Friday, May 24, 2013

Becoming an expert learner... by leveraging ignorance

Getting ready for another ethnography project - a week-long training session with a group of folks preparing to launch a new life and work in a European city. Heading over there at the end of July. The friend and colleague I'm working with came up with a clever acronym we may use to organize the training... and maybe his rewrite of a 1995 manual, Exploring the Land.
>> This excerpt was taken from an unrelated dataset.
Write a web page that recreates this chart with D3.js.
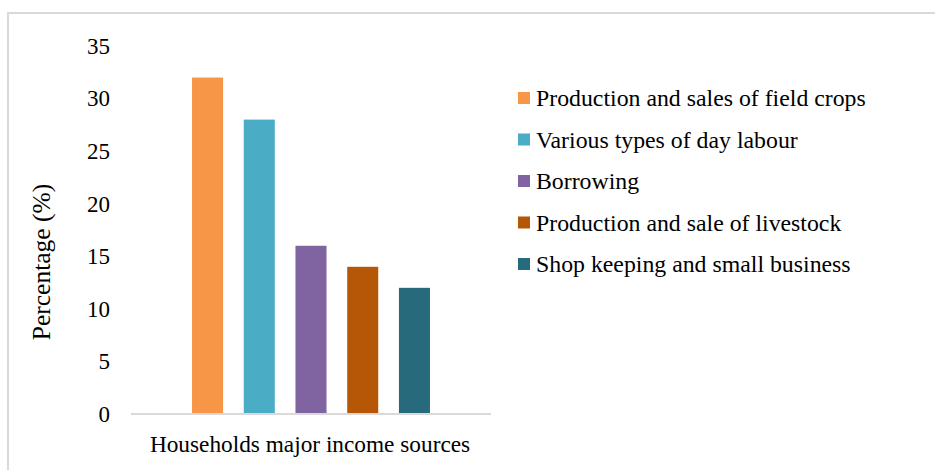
<!DOCTYPE html>
<html>
<head>
<meta charset="utf-8">
<script src="https://cdn.jsdelivr.net/npm/d3@7"></script>
<style>
  html, body { margin: 0; padding: 0; background: #fff; }
  svg { display: block; }
  text { font-family: "Liberation Serif", "Times New Roman", serif; fill: #000; }
</style>
</head>
<body>
<svg id="chart" width="935" height="470"></svg>
<script>
// Household income sources (share of households, %)
const category = ["Households major income sources"];
const sources = [
  "Production and sales of field crops",
  "Various types of day labour",
  "Borrowing",
  "Production and sale of livestock",
  "Shop keeping and small business"
];
const values = [32, 28, 16, 14, 12];
const colors = ["#F79646", "#4BACC6", "#8064A2", "#B65708", "#276A7C"];
const yTicks = [0, 5, 10, 15, 20, 25, 30, 35];
const yTitle = "Percentage (%)";

const serif = "'Liberation Serif', 'Times New Roman', serif";
const svg = d3.select("#chart");

// outer chart frame
svg.append("rect")
  .attr("x", 8).attr("y", 13)
  .attr("width", 960).attr("height", 500)
  .attr("fill", "none")
  .attr("stroke", "#d9d9d9")
  .attr("stroke-width", 2);

const plot = { left: 131, right: 491, top: 46, bottom: 414 };

const y = d3.scaleLinear().domain([0, 35]).range([plot.bottom, plot.top]);

const x0 = d3.scaleBand()
  .domain(category)
  .range([plot.left, plot.right])
  .paddingOuter(0.196);

const x1 = d3.scaleBand()
  .domain(sources)
  .range([x0(category[0]), x0(category[0]) + x0.bandwidth()])
  .paddingInner(0.4)
  .paddingOuter(0.2);

// bars
svg.append("g")
  .selectAll("rect")
  .data(sources)
  .join("rect")
  .attr("x", d => x1(d))
  .attr("width", x1.bandwidth())
  .attr("y", (d, i) => y(values[i]))
  .attr("height", (d, i) => y(0) - y(values[i]))
  .attr("fill", (d, i) => colors[i]);

// y axis (labels only, no line)
const yAxis = svg.append("g")
  .attr("transform", `translate(${plot.left - 21},0)`)
  .call(d3.axisLeft(y).tickValues(yTicks).tickSize(0).tickPadding(0));
yAxis.select(".domain").remove();
yAxis.attr("font-family", serif);
yAxis.selectAll("text")
  .attr("font-size", 23)
  .attr("fill", "#000");

// x axis baseline and category label
const xAxis = svg.append("g")
  .attr("transform", `translate(0,${plot.bottom})`)
  .call(d3.axisBottom(x0).tickSize(0).tickPadding(21));
xAxis.attr("font-family", serif);
xAxis.select(".domain").attr("stroke", "#d9d9d9").attr("stroke-width", 2)
  .attr("d", `M${plot.left},0H${plot.right}`);
xAxis.selectAll("text")
  .attr("font-size", 23.3)
  .attr("fill", "#000")
  .attr("dx", -1)
  .attr("dy", "0.71em");

// y title
svg.append("text")
  .attr("transform", `translate(50,262) rotate(-90)`)
  .attr("text-anchor", "middle")
  .attr("font-size", 25.5)
  .text(yTitle);

// legend
const legend = svg.append("g").attr("transform", "translate(518,98)");
const item = legend.selectAll("g")
  .data(sources)
  .join("g")
  .attr("transform", (d, i) => `translate(0,${i * 41.5})`);
item.append("rect")
  .attr("x", 0).attr("y", -6)
  .attr("width", 12).attr("height", 12)
  .attr("fill", (d, i) => colors[i]);
item.append("text")
  .attr("x", 18).attr("y", 8)
  .attr("font-size", 23.8)
  .text(d => d);
</script>
</body>
</html>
DELVE: A model to learn about the peoples of your city

D: Discover (background work)
E: Explore (go out and make observations)
L: Learn (get into conversations, ask questions, delve into deeper issues)
V: Verify (pool what you get, study it, and confirm it with others)
E: Express (share what you found with stakeholders and supporters)

Like it?

As we launch the first part of D: Discover, I'm a little impatient. I'm sure there's a lot of info out there and want to make sure we learn all we can before we dive into field work. And I'm a little insecure: I've never been to the new host city, except for hanging out in the airport in transit to Africa or Asia, and I know very little about it. On the other hand, I've done this kind of work in a lot of places and am at least as comfortable in the role of a learner as in the role of an expert. Guess I've been doing this long enough that I'm becoming an expert learner.

Maybe that's why, in building bridges with people, I find myself alternating between volunteering information to show I'm savvy, and asking big, open-ended questions as if the other person knows everything and I know nothing.

All things considered, I think leveraging my ignorance works better than leveraging my knowledge. Probably because there's much more of it!